U.S. health regulators have again withheld approval for the use of Merck & Co Inc's Gardasil cervical cancer vaccine by women aged 27 to 45, asking for longer-term clinical data, the drugmaker said on Friday.

The U.S. Food and Drug Administration recommended Merck submit data when a 48-month study on a test group has been completed. The agency also withheld approval in June on Merck's initial application that was based on data collected through an average of 24 months.

Gardasil, one of Merck's most successful newer products, was approved in 2006 for preventing cervical cancer and genital warts in females between the ages of 9 and 26.

It works by preventing infection with the sexually transmitted human papillomavirus (HPV), which causes cervical cancer.

"Gardasil's efficacy drops sharply once females have been exposed to HPV and this is probably the genesis of the problem with the older female population that Merck has been pushing for in this new application," Sanford Bernstein analyst Tim Anderson said in a research note.

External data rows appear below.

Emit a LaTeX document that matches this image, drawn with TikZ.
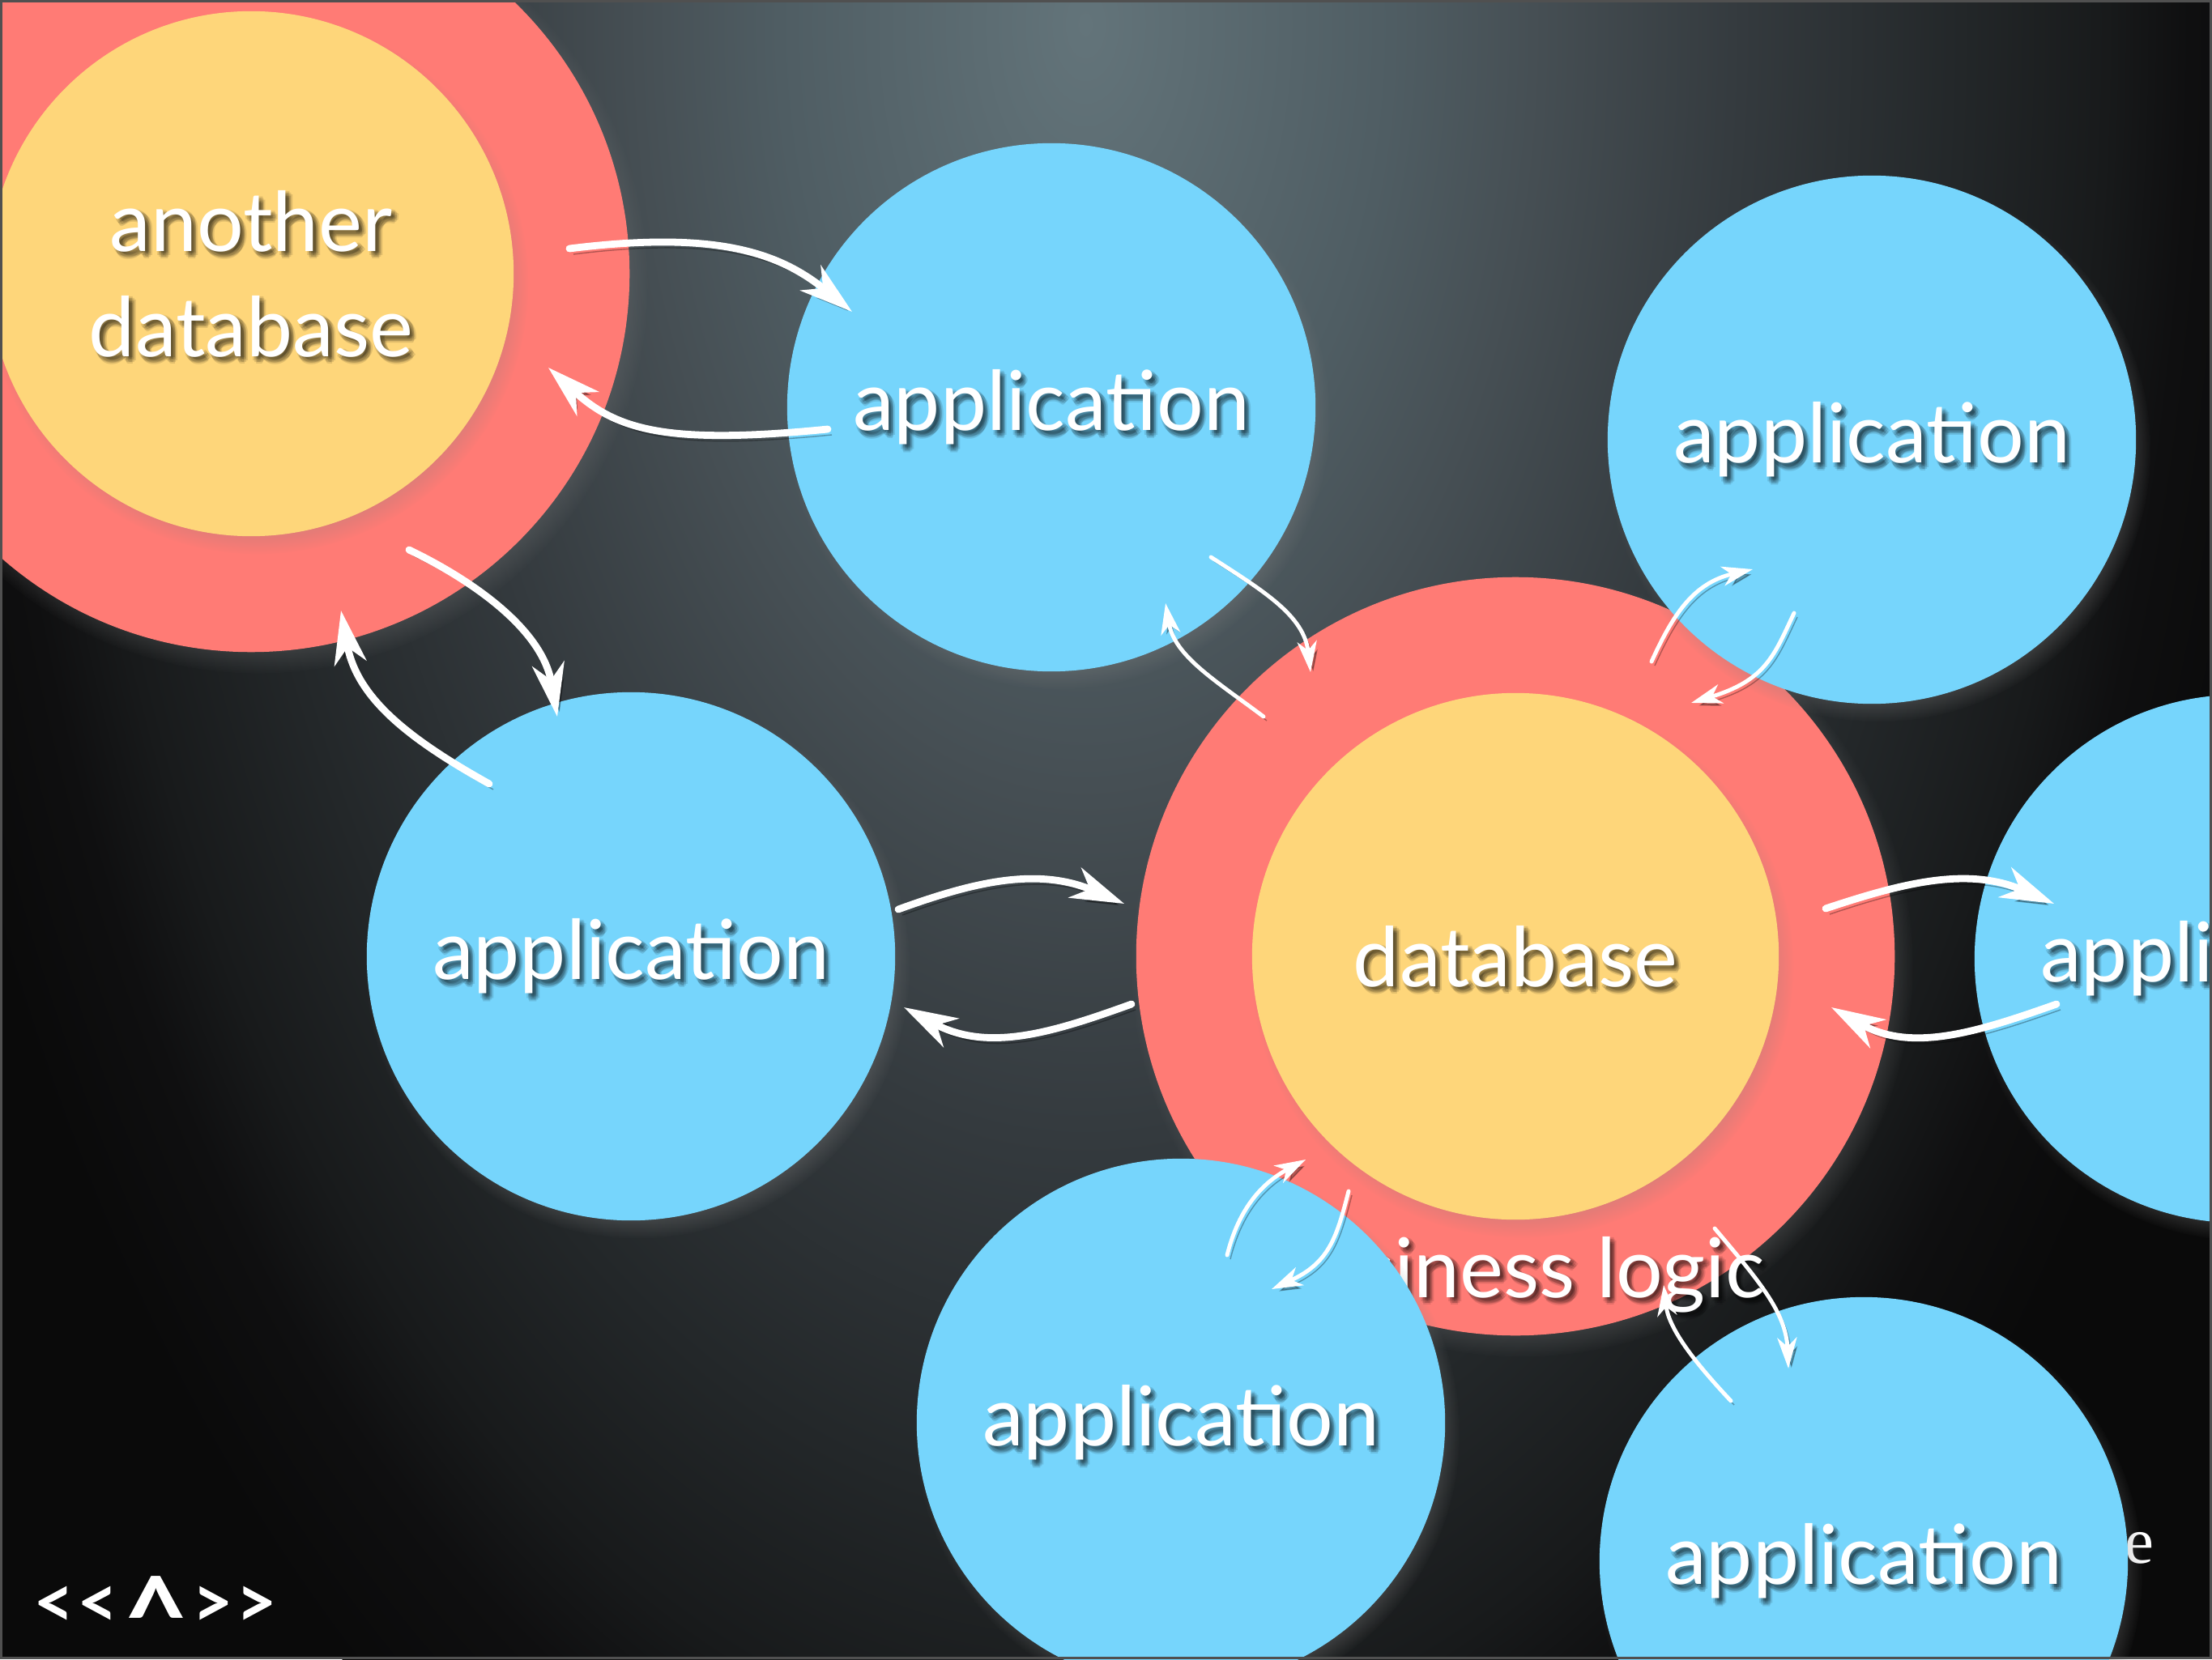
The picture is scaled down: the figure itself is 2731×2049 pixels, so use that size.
\documentclass[tikz,border=0pt]{standalone}
\usepackage{fontspec}
\setmainfont{Lato}
\newfontfamily\serifont{Liberation Serif}
\usetikzlibrary{arrows.meta,shadows}
\definecolor{cblue}{RGB}{118,213,252}
\definecolor{cyellow}{RGB}{254,214,122}
\definecolor{cred}{RGB}{255,123,117}
\definecolor{bgA}{RGB}{99,116,122}
\definecolor{bgB}{RGB}{79,93,99}
\definecolor{bgC}{RGB}{70,79,84}
\definecolor{bgD}{RGB}{52,58,62}
\definecolor{bgE}{RGB}{35,39,41}
\definecolor{bgF}{RGB}{24,26,27}
\definecolor{bgG}{RGB}{15,15,16}
\definecolor{bgH}{RGB}{10,10,10}
\definecolor{framec}{RGB}{80,80,80}
\pgfdeclareradialshading{bgshade}{\pgfpoint{0bp}{0bp}}{color(0bp)=(bgA); color(6.3bp)=(bgB); color(9.2bp)=(bgC); color(13.5bp)=(bgD); color(18bp)=(bgE); color(21bp)=(bgF); color(22.7bp)=(bgG); color(25bp)=(bgH); color(50bp)=(bgH)}
\newcommand{\shtext}[4][]{%
  \foreach \dx/\dy in {0.035/-0.035, 0.065/-0.035, 0.035/-0.075, 0.065/-0.075, 0.015/-0.055, 0.085/-0.055, 0.05/-0.015, 0.05/-0.095} {
    \node[txt,#1,text=black,opacity=0.11] at ([shift={(\dx cm,\dy cm)}]#2) {#4};}
  \node[txt,#1] (#3) at (#2) {#4};}
\newcommand{\chev}[1]{\scalebox{1.13}[1.17]{#1}}
\begin{document}
\begin{tikzpicture}[x=0.01cm, y=-0.01cm,
  ring/.style={circle, inner sep=0pt, fill=cred, minimum size=9.34cm,
    circular drop shadow={shadow xshift=0.08cm, shadow yshift=-0.12cm, shadow scale=1.03, opacity=0.6}},
  core/.style={circle, inner sep=0pt, fill=cyellow, minimum size=6.5cm,
    circular drop shadow={shadow xshift=0.08cm, shadow yshift=-0.12cm, shadow scale=1.03, opacity=0.45}},
  appc/.style={circle, inner sep=0pt, fill=cblue, minimum size=6.52cm,
    circular drop shadow={shadow xshift=0.08cm, shadow yshift=-0.12cm, shadow scale=1.03, opacity=0.6}},
  txt/.style={text=white, align=center, inner sep=0pt, font=\fontsize{29}{37}\selectfont},
  bigarrow/.style={draw=white, line width=2.5pt, line cap=round,
    -{Stealth[length=0.66cm, width=0.40cm, inset=0.2cm]},
    preaction={draw=black, opacity=0.3, transform canvas={shift={(0.05cm,-0.07cm)}}}},
  smallarrow/.style={draw=white, line width=1.4pt, line cap=round,
    -{Stealth[length=0.38cm, width=0.24cm, inset=0.11cm]},
    preaction={draw=black, opacity=0.3, transform canvas={shift={(0.04cm,-0.05cm)}}}},
  navtxt/.style={text=white, inner sep=0pt, font=\fontsize{22}{22}\selectfont\bfseries}
]
\useasboundingbox (0,0) rectangle (2731,2049);
% background
\begin{scope}
  \clip (0,0) rectangle (2731,2049);
  \fill[bgH] (0,0) rectangle (2731,2049);
  \shade[shading=bgshade] (1340,30) ellipse[x radius=15cm, y radius=25.5cm];
\end{scope}
% another database
\node[ring] (adbR) at (310,338) {};
\node[core, minimum size=6.48cm] (adb) at (310,338) {};
% database
\node[ring, minimum size=9.36cm] (dbR) at (1871,1181) {};
\node[core] (db) at (1871,1181) {};
% business logic label (partly covered)
\shtext[anchor=base]{1871,1602}{blogic}{business logic}
% hidden text fragment
\node[text=white, inner sep=0pt, font=\fontsize{23}{23}\serifont] (frag) at (2641,1912) {e};
% application circles
\node[appc] (app1) at (1298,503) {};
\node[appc] (app2) at (2311,543) {};
\node[appc] (app3) at (779,1181) {};
\node[appc] (app4) at (2764,1184) {};
\node[appc] (app5) at (1458,1757) {};
\node[appc] (app6) at (2301,1928) {};
% texts
\shtext{adb.center}{adbT}{another\\database}
\shtext{db.center}{dbT}{database}
\shtext{app1.center}{app1T}{application}
\shtext{app2.center}{app2T}{application}
\shtext{app3.center}{app3T}{application}
\shtext{app4.center}{app4T}{application}
\shtext{app5.center}{app5T}{application}
\shtext{app6.center}{app6T}{application}
% arrow end points
\coordinate (a1s) at (703,307);   \coordinate (a1e) at (1052,385);
\coordinate (a2s) at (1022,530);  \coordinate (a2e) at (677,454);
\coordinate (a3s) at (505,679);   \coordinate (a3e) at (688,885);
\coordinate (a4s) at (604,968);   \coordinate (a4e) at (421,754);
\coordinate (a5s) at (1109,1123); \coordinate (a5e) at (1388,1116);
\coordinate (a6s) at (1397,1240); \coordinate (a6e) at (1116,1244);
\coordinate (a7s) at (2254,1122); \coordinate (a7e) at (2536,1116);
\coordinate (a8s) at (2539,1240); \coordinate (a8e) at (2261,1244);
\coordinate (a9s) at (1495,688);  \coordinate (a9e) at (1618,830);
\coordinate (a10s) at (1560,885); \coordinate (a10e) at (1439,745);
\coordinate (a11s) at (2039,817); \coordinate (a11e) at (2164,703);
\coordinate (a12s) at (2215,757); \coordinate (a12e) at (2088,868);
\coordinate (a13s) at (1515,1550); \coordinate (a13e) at (1612,1432);
\coordinate (a14s) at (1665,1471); \coordinate (a14e) at (1570,1592);
\coordinate (a15s) at (2117,1517); \coordinate (a15e) at (2208,1690);
\coordinate (a16s) at (2137,1730); \coordinate (a16e) at (2054,1587);
% big arrows
\draw[bigarrow] (a1s) .. controls (880,285) and (960,310) .. (a1e);
\draw[bigarrow] (a2s) .. controls (820,550) and (760,530) .. (a2e);
\draw[bigarrow] (a3s) .. controls (590,720) and (670,780) .. (a3e);
\draw[bigarrow] (a4s) .. controls (500,910) and (440,860) .. (a4e);
\draw[bigarrow] (a5s) .. controls (1200,1090) and (1280,1070) .. (a5e);
\draw[bigarrow] (a6s) .. controls (1300,1275) and (1220,1300) .. (a6e);
\draw[bigarrow] (a7s) .. controls (2350,1090) and (2430,1070) .. (a7e);
\draw[bigarrow] (a8s) .. controls (2440,1275) and (2360,1300) .. (a8e);
% small arrows
\draw[smallarrow] (a9s) .. controls (1560,730) and (1610,760) .. (a9e);
\draw[smallarrow] (a10s) .. controls (1500,840) and (1450,810) .. (a10e);
\draw[smallarrow] (a11s) .. controls (2065,760) and (2090,720) .. (a11e);
\draw[smallarrow] (a12s) .. controls (2190,810) and (2180,840) .. (a12e);
\draw[smallarrow] (a13s) .. controls (1530,1490) and (1560,1460) .. (a13e);
\draw[smallarrow] (a14s) .. controls (1650,1530) and (1640,1560) .. (a14e);
\draw[smallarrow] (a15s) .. controls (2170,1580) and (2205,1620) .. (a15e);
\draw[smallarrow] (a16s) .. controls (2090,1680) and (2060,1640) .. (a16e);
% navigation
\node[navtxt] (nav) at (192,1996) {\chev{<}\kern1pt\chev{<}\hspace{1.8pt}\raisebox{-0.44em}{\scalebox{1.8}[1.75]{\textasciicircum}}\hspace{1.2pt}\chev{>}\kern1pt\chev{>}};
% slide frame
\draw[framec, line width=0.8pt] (1.5,1.5) rectangle (2729.5,2047.5);
\end{tikzpicture}
\end{document}
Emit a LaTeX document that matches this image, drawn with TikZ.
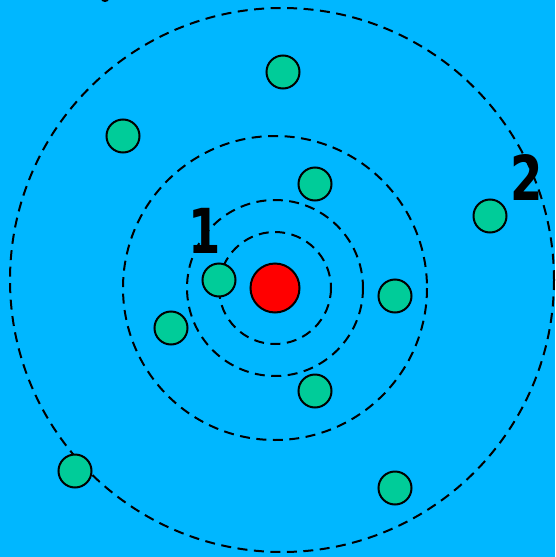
\documentclass[tikz,border=0pt]{standalone}
\usepackage{fontspec}
\newfontfamily\labelfont{DejaVu Sans}
\definecolor{bgblue}{RGB}{0,183,255}
\definecolor{dotgreen}{RGB}{0,204,153}
\begin{document}
\begin{tikzpicture}[x=1pt,y=-1pt,
  orbit/.style={draw=black,line width=2pt,dash pattern=on 10pt off 6.5pt},
  electron/.style={circle,draw=black,line width=2pt,fill=dotgreen,minimum size=33pt,inner sep=0pt},
  nucleus/.style={circle,draw=black,line width=2pt,fill=red,minimum size=49pt,inner sep=0pt},
  lbl/.style={font=\labelfont\bfseries\fontsize{62}{62}\selectfont,text=black,inner sep=0pt}]
\fill[bgblue] (0,0) rectangle (555,557);
\useasboundingbox (0,0) rectangle (555,557);
\begin{scope}
\clip (0,0) rectangle (555,557);
\fill[black] (105,-1) ellipse (4pt and 3pt);
\end{scope}
\draw[orbit] (282,280) circle (272);
\draw[orbit] (275,288) circle (152);
\draw[orbit] (275,288) circle (88);
\draw[orbit] (275,288) circle (56);
\node[nucleus] (n) at (275,288) {};
\node[electron] (e1) at (283,72) {};
\node[electron] (e2) at (123,136) {};
\node[electron] (e3) at (315,184) {};
\node[electron] (e4) at (490,216) {};
\node[electron] (e5) at (219,280) {};
\node[electron] (e6) at (171,328) {};
\node[electron] (e7) at (395,296) {};
\node[electron] (e8) at (315,391) {};
\node[electron] (e9) at (75,471) {};
\node[electron] (e10) at (395,488) {};
\node[lbl,xscale=0.75] (l1) at (205,231) {1};
\node[lbl,xscale=0.75] (l2) at (527,177) {2};
\end{tikzpicture}
\end{document}
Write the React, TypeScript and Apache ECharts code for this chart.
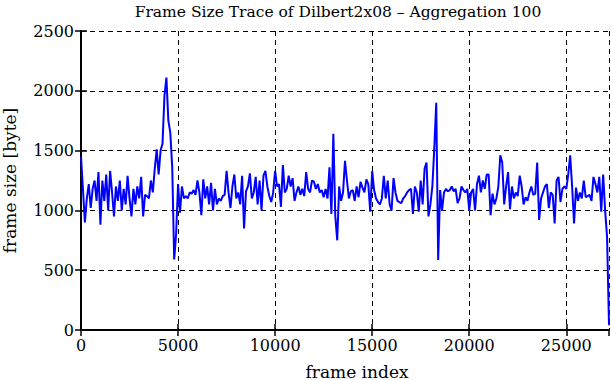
import React, { useEffect, useRef } from "react";
import * as echarts from "echarts";

const titleText = "Frame Size Trace of Dilbert2x08 \u2013 Aggregation 100";
const xName = "frame index";
const yName = "frame size [byte]";
const aggregation = 100;
const xTicks = [0, 5000, 10000, 15000, 20000, 25000];
const yTicks = [0, 500, 1000, 1500, 2000, 2500];
const frameSizes = [
  1450, 1180, 900, 1100, 1220, 1020, 1180, 1250, 1080, 1320,
  880, 1250, 1080, 1300, 1000, 1330, 1150, 950, 1200, 1080,
  1250, 1000, 1180, 1050, 1290, 1100, 950, 1180, 1050, 1200,
  1100, 1280, 950, 1130, 1120, 1100, 1250, 1150, 1350, 1510,
  1300, 1500, 1560, 1960, 2110, 1750, 1650, 1360, 590, 800,
  1220, 980, 1200, 1100, 1120, 1100, 1150, 1140, 1170, 1130,
  1250, 1150, 960, 1260, 1100, 1200, 1050, 1230, 1000, 1180,
  1050, 1100, 1080, 1120, 1130, 1330, 1150, 1020, 1200, 1300,
  1100, 1150, 1050, 1290, 850, 1160, 1200, 1310, 1100, 1150,
  1280, 1050, 1250, 1000, 1290, 1330, 1200, 1120, 1070, 1150,
  1330, 1200, 1220, 1030, 1380, 1150, 1180, 1290, 1200, 1270,
  1080, 1150, 1200, 1130, 1180, 1120, 1320, 1180, 1150, 1250,
  1240, 1180, 1220, 1150, 1170, 1110, 1180, 1100, 1360, 970,
  1640, 950, 750, 1200, 1080, 1150, 1415, 1250, 1100, 1160,
  1170, 1080, 1200, 1110, 1240, 1190, 1150, 1260, 1220, 990,
  1330, 1170, 1100, 1070, 1050, 1100, 1290, 1100, 1250, 1050,
  1000, 1270, 1150, 1080, 1070, 1060, 1100, 1120, 1150, 1170,
  1180, 970, 1200, 1150, 990, 1250, 1050, 1350, 1400, 950,
  1050, 1200, 1520, 1900, 585, 1170, 1000, 1150, 1180, 1160,
  1170, 1200, 1160, 1180, 1060, 1100, 1200, 1170, 1150, 1180,
  1000, 1150, 1180, 1000, 1220, 1290, 1150, 1250, 1180, 1300,
  1300, 960, 1140, 1050, 1100, 1200, 1460, 1400, 1050, 1200,
  1320, 1010, 1200, 1100, 1150, 1120, 1290, 1200, 1050, 1110,
  1080, 1150, 1200, 1130, 1140, 1400, 920, 1100, 1150, 1200,
  1220, 1020, 1150, 1130, 890, 1250, 1280, 1070, 1180, 1200,
  1180, 1300, 1460, 1200, 890, 1190, 1080, 1150, 1100, 1250,
  1110, 1120, 1130, 1080, 1280, 1220, 1150, 1280, 990, 1300,
  1000, 780, 40,
];

const FONT = "DejaVu Serif";

export default function App() {
  const ref = useRef<HTMLDivElement>(null);
  useEffect(() => {
    if (!ref.current) return;
    const chart = echarts.init(ref.current, undefined, { renderer: "svg" });
    const data = frameSizes.map((v, i) => [i * aggregation, v]);
    const xMax = (frameSizes.length - 1) * aggregation;
    const xInterval = xTicks[1] - xTicks[0];
    const yInterval = yTicks[1] - yTicks[0];
    const axisLine = { show: true, lineStyle: { color: "#000", width: 2 } };
    const tick = { show: true, inside: true, length: 6, lineStyle: { color: "#000", width: 1.5 } };
    const grid = { show: true, lineStyle: { color: "#000", width: 1, type: [5, 4] } };
    chart.setOption({
      animation: false,
      backgroundColor: "#fff",
      title: {
        text: titleText,
        left: 333,
        top: -1,
        textAlign: "center",
        textStyle: { fontFamily: FONT, fontSize: 15.5, fontWeight: "normal", color: "#000" },
      },
      grid: { left: 81, right: 2, top: 31, bottom: 50, containLabel: false, outerBoundsMode: "none" },
      xAxis: [
        {
          type: "value",
          position: "bottom",
          min: xTicks[0],
          max: xMax,
          interval: xInterval,
          name: xName,
          nameLocation: "middle",
          nameGap: 33,
          nameTextStyle: { fontFamily: FONT, fontSize: 17, color: "#000", padding: [0, 0, 0, 24] },
          axisLine,
          axisTick: tick,
          splitLine: grid,
          axisLabel: {
            fontFamily: FONT,
            fontSize: 16,
            color: "#000",
            margin: 7,
            showMaxLabel: false,
            formatter: (v: number) => (xTicks.includes(v) ? String(v) : ""),
          },
        },
        {
          type: "value",
          position: "top",
          min: xTicks[0],
          max: xMax,
          interval: xInterval,
          axisLine,
          axisTick: tick,
          splitLine: { show: false },
          axisLabel: { show: false },
        },
      ],
      yAxis: [
        {
          type: "value",
          position: "left",
          min: yTicks[0],
          max: yTicks[yTicks.length - 1],
          interval: yInterval,
          name: yName,
          nameLocation: "middle",
          nameGap: 63,
          nameRotate: 90,
          nameTextStyle: { fontFamily: FONT, fontSize: 17, color: "#000" },
          axisLine,
          axisTick: tick,
          splitLine: grid,
          axisLabel: {
            fontFamily: FONT,
            fontSize: 16,
            color: "#000",
            margin: 7,
            formatter: (v: number) => String(v),
          },
        },
        {
          type: "value",
          position: "right",
          min: yTicks[0],
          max: yTicks[yTicks.length - 1],
          interval: yInterval,
          axisLine,
          axisTick: tick,
          splitLine: { show: false },
          axisLabel: { show: false },
        },
      ],
      series: [
        {
          type: "line",
          data,
          xAxisIndex: 0,
          yAxisIndex: 0,
          showSymbol: false,
          symbol: "none",
          lineStyle: { color: "#0000ff", width: 2 },
          z: 3,
        },
      ],
    });
    return () => chart.dispose();
  }, []);
  return <div ref={ref} style={{ width: 611, height: 380, position: "absolute", left: 0, top: 0 }} />;
}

Moreover, because effectiveness is naturally lower in older females, Merck could have difficulty convincing insurers to cover Gardasil in that group should it be approved for them, Anderson added.

The FDA letter does not affect the use of the drug in the approved age group, or Merck's recently filed application to expand use to males, the company said. By preventing infection among males, the hope is they would not be able to spread the virus to females through sexual contact.

Anderson expressed uncertainty about the FDA's eventual decision on Gardasil's use in males and about its sales potential in that population.